Книга: Code 2.0

Chapter 5. Regulating Code

Chapter 5. Regulating Code

Commerce has done its part — for commerce, and indirectly, for governments. Technologies that make commerce more efficient are also technologies that make regulation simpler. The one supports the other. There are a host of technologies now that make it easier to know who someone is on the Net, what they’re doing, and where they’re doing it. These technologies were built to make business work better. They make life on the Internet safer. But the by-product of these technologies is to make the Net more regulable.

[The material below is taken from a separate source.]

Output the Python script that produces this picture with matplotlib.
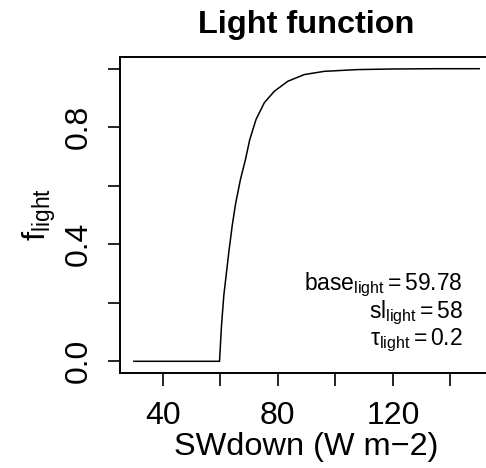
import matplotlib
matplotlib.use("Agg")
import matplotlib.pyplot as plt

plt.rcParams['font.family'] = ['Liberation Sans', 'DejaVu Sans']
plt.rcParams['mathtext.fontset'] = 'custom'
plt.rcParams['mathtext.rm'] = 'Liberation Sans'
plt.rcParams['mathtext.it'] = 'Liberation Sans:italic'
plt.rcParams['mathtext.bf'] = 'Liberation Sans:bold'

# Curve values
sw_down = [30, 40, 50, 59.78, 60.47, 61.27, 62.21, 63.01, 64.18, 65.33, 67.06,
           68.80, 70.29, 72.48, 75.36, 78.83, 83.49, 89.25, 96.19, 107.8,
           120, 135, 150]
f_light = [0.0, 0.0, 0.0, 0.0, 0.123, 0.225, 0.305, 0.373, 0.463, 0.537, 0.622,
           0.690, 0.758, 0.827, 0.884, 0.923, 0.957, 0.980, 0.991, 0.997,
           0.999, 1.0, 1.0]

x_ticks = [40, 60, 80, 100, 120, 140]
x_tick_labels = ['40', '', '80', '', '120', '']
y_ticks = [0.0, 0.2, 0.4, 0.6, 0.8, 1.0]
y_tick_labels = ['0.0', '', '0.4', '', '0.8', '']

params = [r'$\mathrm{base}_{\mathrm{light}} = 59.78$',
          r'$\mathrm{sl}_{\mathrm{light}} = 58$',
          r'$\mathrm{τ}_{\mathrm{light}} = 0.2$']

W, H = 486, 468
fig = plt.figure(figsize=(W / 100, H / 100), dpi=100)
L, R, T, B = 120, 493, 57, 373
ax = fig.add_axes([L / W, 1 - B / H, (R - L) / W, (B - T) / H])

ax.plot(sw_down, f_light, color='black', lw=1.1, solid_joinstyle='round')

ax.set_xlim(25.2, 154.8)
ax.set_ylim(-0.04, 1.04)
ax.set_xticks(x_ticks)
ax.set_xticklabels(x_tick_labels)
ax.set_yticks(y_ticks)
ax.set_yticklabels(y_tick_labels, rotation=90, va='center')

for s in ax.spines.values():
    s.set_linewidth(1.4)
ax.tick_params(axis='both', direction='out', length=9, width=1.2, labelsize=23)
ax.tick_params(axis='x', pad=11)
ax.tick_params(axis='y', pad=10)

ax.set_xlabel('SWdown (W m\u22122)', fontsize=23.4, labelpad=1)
ax.set_ylabel(r'$\mathrm{f}_{\mathrm{light}}$', fontsize=23.4, labelpad=4)
ax.set_title('Light function', fontsize=23.4, fontweight='bold', pad=17)

ys = [290, 318, 345]
for txt, yp in zip(params, ys):
    fig.text(463 / W, 1 - yp / H, txt, ha='right', va='baseline', fontsize=16.5)

fig.savefig('out.png', dpi=100)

More regulable. Not perfectly regulable. These tools alone do a great deal. As Joel Reidenberg notes, they are already leading courts to recognize how behavior on the Net can be reached — and regulated.[1] But they don’t yet create the incentives to build regulability into the heart of the Net. That final step will require action by the government.[2]

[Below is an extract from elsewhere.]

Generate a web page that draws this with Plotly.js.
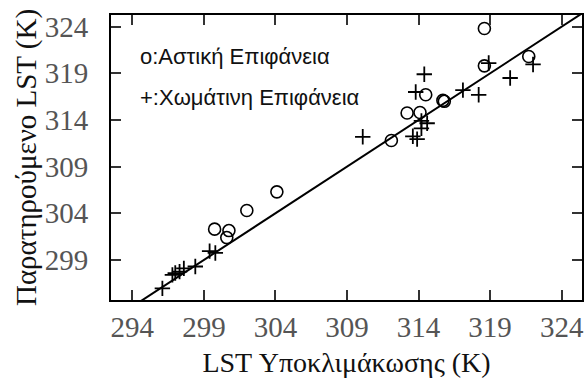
<!DOCTYPE html>
<html>
<head>
<meta charset="utf-8">
<script src="https://cdn.plot.ly/plotly-3.0.1.min.js"></script>
<style>html,body{margin:0;padding:0;background:#fff;}#chart{width:586px;height:378px;}</style>
</head>
<body>
<div id="chart"></div>
<script>
// Urban surface (circles)
var urbanX = [318.6, 318.6, 321.7, 314.5, 315.7, 315.8, 313.2, 314.1, 312.1, 304.1, 302.0, 299.75, 300.75, 300.6];
var urbanY = [323.8, 319.8, 320.8, 316.7, 316.1, 316.0, 314.75, 314.8, 311.8, 306.3, 304.3, 302.3, 302.15, 301.4];
// Soil surface (crosses)
var soilX = [314.4, 313.8, 318.9, 322.0, 320.4, 317.1, 318.2, 310.1, 313.6, 313.9, 314.2, 314.6, 314.2, 296.1, 296.8, 297.0, 297.3, 297.6, 298.4, 299.4, 299.8];
var soilY = [318.9, 317.0, 320.1, 319.95, 318.5, 317.2, 316.7, 312.2, 312.25, 311.95, 313.9, 313.65, 313.1, 295.96, 297.4, 297.6, 297.75, 298.1, 298.3, 299.95, 299.75];
// 1:1 reference line
var lineX = [292, 327];
var lineY = [292, 327];
// Ticks
var tickVals = [294, 299, 304, 309, 314, 319, 324];
var tickText = ['294', '299', '304', '309', '314', '319', '324'];
var legendUrban = 'o:Αστική Επιφάνεια';
var legendSoil = '+:Χωμάτινη Επιφάνεια';
var xTitle = 'LST Υποκλιμάκωσης (K)';
var yTitle = 'Παρατηρούμενο LST (K)';

var traces = [
  {x: lineX, y: lineY, mode: 'lines', line: {color: '#000', width: 2}, hoverinfo: 'skip', showlegend: false},
  {x: urbanX, y: urbanY, mode: 'markers', marker: {symbol: 'circle-open', size: 12, color: '#000', line: {width: 1.6, color: '#000'}}, showlegend: false},
  {x: soilX, y: soilY, mode: 'markers', marker: {symbol: 'cross-thin-open', size: 11, color: '#000', line: {width: 1.8, color: '#000'}}, showlegend: false}
];

var serif = 'Liberation Serif, Times New Roman, serif';
var axisCommon = {
  showgrid: false, zeroline: false,
  showline: true, linecolor: '#000', linewidth: 2, mirror: 'ticks',
  ticks: 'inside', ticklen: 10, tickwidth: 2, tickcolor: '#333',
  tickmode: 'array', tickvals: tickVals, ticktext: tickText,
  tickfont: {family: serif, size: 29, color: '#555'}
};

var layout = {
  width: 586, height: 378,
  margin: {l: 111, r: 4, t: 15, b: 78},
  paper_bgcolor: '#fff', plot_bgcolor: '#fff',
  showlegend: false,
  xaxis: Object.assign({}, axisCommon, {
    range: [292.51, 325.42],
    ticklabelstandoff: 0,
    title: {text: xTitle, font: {family: serif, size: 28, color: '#111'}, standoff: 14}
  }),
  yaxis: Object.assign({}, axisCommon, {
    range: [294.71, 325.25],
    ticklabelstandoff: 15,
    title: {text: yTitle, font: {family: serif, size: 29, color: '#111'}, standoff: 0}
  }),
  annotations: [
    {xref: 'paper', yref: 'paper', x: 0.058, y: 0.855, xanchor: 'left', yanchor: 'middle', showarrow: false,
     text: legendUrban, font: {family: 'Liberation Sans, Arial, sans-serif', size: 22, color: '#111'}},
    {xref: 'paper', yref: 'paper', x: 0.058, y: 0.71, xanchor: 'left', yanchor: 'middle', showarrow: false,
     text: legendSoil, font: {family: 'Liberation Sans, Arial, sans-serif', size: 22, color: '#111'}}
  ]
};

Plotly.newPlot('chart', traces, layout, {staticPlot: true, displayModeBar: false});
</script>
</body>
</html>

When I wrote the first version of this book, I certainly expected that the government would eventually take these steps. Events since 1999 — including the birth of Z-theory described below — have only increased my confidence. In the United States, the identification of “an enemy” — terrorism — has weakened the resolve to resist government action to make government more powerful and regulation more effective. There’s a limit, or at least I hope there is, but there is also no doubt that the line has been moved. And in any case, there is not much more that the government would need to do in order to radically increase the regulability of the net. These steps would not themselves excite any significant resistance. The government has the means, and the motive. This chapter maps the opportunity.

The trick is obvious once it is seen. It may well be difficult for the government to regulate behavior directly, given the architecture of the Internet as it is. But that doesn’t mean it is difficult for the government to regulate the architecture of the Internet as it is. The trick, then, is for the government to take steps that induce the development of an architecture that makes behavior more regulable.

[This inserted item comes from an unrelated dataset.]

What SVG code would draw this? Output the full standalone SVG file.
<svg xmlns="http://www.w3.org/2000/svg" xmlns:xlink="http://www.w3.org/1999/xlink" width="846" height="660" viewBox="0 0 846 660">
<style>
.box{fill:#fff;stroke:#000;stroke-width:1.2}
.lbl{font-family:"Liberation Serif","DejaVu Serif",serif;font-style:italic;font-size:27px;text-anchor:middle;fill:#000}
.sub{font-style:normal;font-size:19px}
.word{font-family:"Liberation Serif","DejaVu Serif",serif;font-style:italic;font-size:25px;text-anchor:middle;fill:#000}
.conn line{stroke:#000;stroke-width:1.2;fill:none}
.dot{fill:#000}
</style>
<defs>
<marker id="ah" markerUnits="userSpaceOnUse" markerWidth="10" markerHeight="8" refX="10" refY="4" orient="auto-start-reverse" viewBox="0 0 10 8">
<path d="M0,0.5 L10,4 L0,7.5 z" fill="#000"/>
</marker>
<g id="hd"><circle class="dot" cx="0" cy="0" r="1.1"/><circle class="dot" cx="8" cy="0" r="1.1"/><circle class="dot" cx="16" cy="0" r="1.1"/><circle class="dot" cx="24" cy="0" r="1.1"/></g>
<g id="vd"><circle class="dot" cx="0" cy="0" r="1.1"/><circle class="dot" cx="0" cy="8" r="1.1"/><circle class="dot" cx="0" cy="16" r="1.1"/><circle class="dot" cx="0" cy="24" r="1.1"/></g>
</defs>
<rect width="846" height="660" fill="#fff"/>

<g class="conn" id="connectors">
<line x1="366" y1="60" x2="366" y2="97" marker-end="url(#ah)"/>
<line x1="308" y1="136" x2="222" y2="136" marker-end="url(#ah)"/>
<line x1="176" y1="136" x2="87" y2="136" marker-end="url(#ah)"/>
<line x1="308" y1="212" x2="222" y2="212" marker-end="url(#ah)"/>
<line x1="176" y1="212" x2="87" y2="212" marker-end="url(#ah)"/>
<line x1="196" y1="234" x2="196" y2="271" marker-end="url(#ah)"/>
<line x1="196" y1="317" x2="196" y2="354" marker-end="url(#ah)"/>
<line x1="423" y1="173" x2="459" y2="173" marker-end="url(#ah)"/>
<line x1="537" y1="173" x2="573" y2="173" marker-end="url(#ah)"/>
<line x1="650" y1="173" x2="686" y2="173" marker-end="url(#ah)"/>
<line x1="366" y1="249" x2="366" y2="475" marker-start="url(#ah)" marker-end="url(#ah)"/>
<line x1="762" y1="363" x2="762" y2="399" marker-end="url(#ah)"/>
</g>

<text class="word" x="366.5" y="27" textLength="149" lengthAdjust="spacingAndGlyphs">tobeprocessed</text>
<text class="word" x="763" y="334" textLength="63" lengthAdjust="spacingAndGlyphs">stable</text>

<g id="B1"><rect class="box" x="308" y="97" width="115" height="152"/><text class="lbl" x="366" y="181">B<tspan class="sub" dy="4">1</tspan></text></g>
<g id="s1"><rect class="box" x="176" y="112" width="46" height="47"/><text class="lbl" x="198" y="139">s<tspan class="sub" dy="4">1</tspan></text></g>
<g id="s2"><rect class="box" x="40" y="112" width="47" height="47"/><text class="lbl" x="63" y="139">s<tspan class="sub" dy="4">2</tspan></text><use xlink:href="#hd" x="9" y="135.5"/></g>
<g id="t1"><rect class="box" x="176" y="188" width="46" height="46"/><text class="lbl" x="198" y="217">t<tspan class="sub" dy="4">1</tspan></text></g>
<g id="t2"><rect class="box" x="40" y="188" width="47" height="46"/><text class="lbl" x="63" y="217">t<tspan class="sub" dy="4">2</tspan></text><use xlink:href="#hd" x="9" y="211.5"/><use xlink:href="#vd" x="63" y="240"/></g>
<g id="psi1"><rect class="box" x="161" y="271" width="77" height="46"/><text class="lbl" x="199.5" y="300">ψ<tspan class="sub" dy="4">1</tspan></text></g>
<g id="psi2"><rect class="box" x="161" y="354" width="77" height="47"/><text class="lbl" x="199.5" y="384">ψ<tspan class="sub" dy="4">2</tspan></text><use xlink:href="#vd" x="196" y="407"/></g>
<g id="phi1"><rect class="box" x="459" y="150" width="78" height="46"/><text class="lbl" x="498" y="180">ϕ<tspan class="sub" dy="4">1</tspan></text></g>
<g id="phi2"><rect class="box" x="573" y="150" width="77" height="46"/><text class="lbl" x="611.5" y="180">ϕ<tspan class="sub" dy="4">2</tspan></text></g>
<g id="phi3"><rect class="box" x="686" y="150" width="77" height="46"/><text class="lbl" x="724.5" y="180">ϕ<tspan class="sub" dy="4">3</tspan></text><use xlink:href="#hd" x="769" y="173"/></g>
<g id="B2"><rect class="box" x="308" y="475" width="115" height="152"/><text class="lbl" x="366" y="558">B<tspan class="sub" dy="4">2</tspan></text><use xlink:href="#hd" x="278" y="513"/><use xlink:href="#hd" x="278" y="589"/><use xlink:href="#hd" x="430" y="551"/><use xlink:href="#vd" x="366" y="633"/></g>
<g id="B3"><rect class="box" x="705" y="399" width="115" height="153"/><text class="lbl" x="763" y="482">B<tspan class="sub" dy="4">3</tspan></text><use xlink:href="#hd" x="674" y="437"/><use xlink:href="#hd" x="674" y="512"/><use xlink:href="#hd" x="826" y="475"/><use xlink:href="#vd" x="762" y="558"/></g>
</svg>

In this context, I don’t mean by “architecture” the regulation of TCP/IP itself. Instead, I simply mean regulation that changes the effective constraints of the architecture of the Internet, by altering the code at any layer within that space. If technologies of identification are lacking, then regulating the architecture in this sense means steps the government can take to induce the deployment of technologies of identification.

If the government takes these steps, it will increase the regulability of behavior on the Internet. And depending upon the substance of these steps taken, it could render the Internet the most perfectly regulable space we’ve known. As Michael Geist describes it, “governments may have been willing to step aside during the commercial Internet’s nascent years, but no longer.”[3]